Todos tenemos oportunidad de encontrar algo
de piedad, de ternura, de caridad, cuando estamos muertos: sólo los vivos no pueden ser perdonados

Ése es el texto trivial de un chico de escuela; ¿por qué me detengo en él? En poco se refiere a mí, porque yo no dejaré tras de mí ninguna obra que puedan honrar los hombres. No tengo parientes cercanos que hayan de compensar, llorando sobre mi tumba, las heridas que me infligieron cuando estaba entre ellos. Es sólo la historia de mi vida la que quizás obtenga un poco más de compasión de los extraños cuando esté muerto, que la que creí obtener jamás de mis amigos mientras vivía.

Mi infancia tal vez me parece más feliz de lo que realmente fue, en contraste con todos los años que siguieron.

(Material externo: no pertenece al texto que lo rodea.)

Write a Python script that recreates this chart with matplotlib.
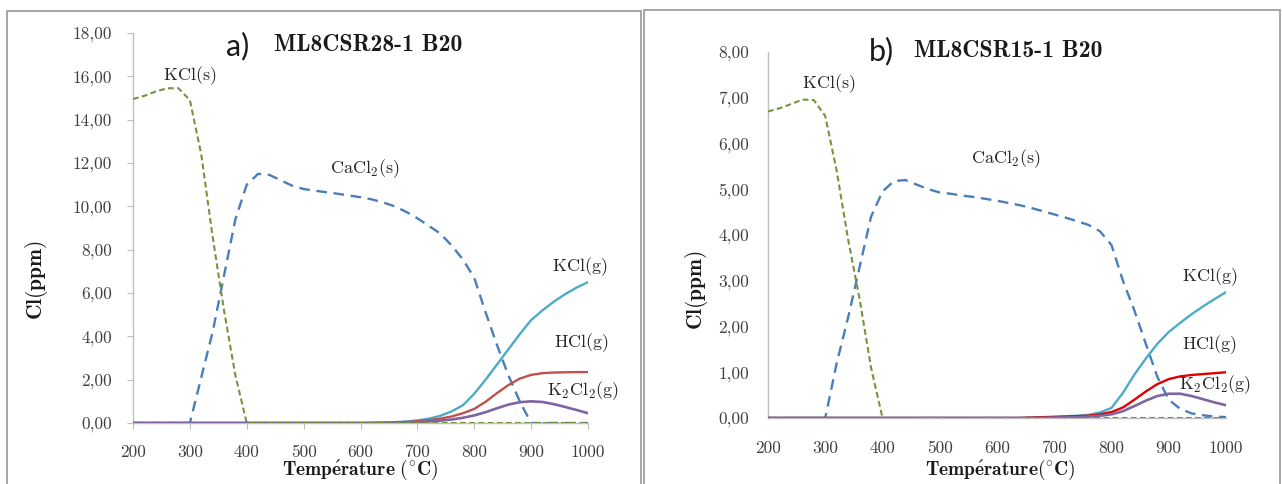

Porque entonces la cortina del futuro me era tan impenetrable como a otros niños: compartía todo su deleite en la hora presente, sus dulces esperanzas indefinidas del mañana; y tenía una madre tierna: incluso ahora, tras el lóbrego lapso de largos años, un rastro ligero de sentimiento acompaña el recuerdo de sus caricias mientras me sostenía en su rodilla, sus brazos alrededor de mi pequeño cuerpo, su mejilla contra la mía. Sufría yo de una afección de los ojos que me dejó ciego durante algún tiempo, y ella me mantenía en sus rodillas desde la mañana hasta la noche. Ese amor inigualado pronto desapareció de mi vida, e incluso para mi conciencia infantil fue como si esa vida se hubiera vuelto más fría.

Nota

1 Inscripción en la lápida de Jonathan Swift. [N. de la T.] Puede traducirse como: “Donde la indignación ya no puede lacerar su corazón”. [N. del E.].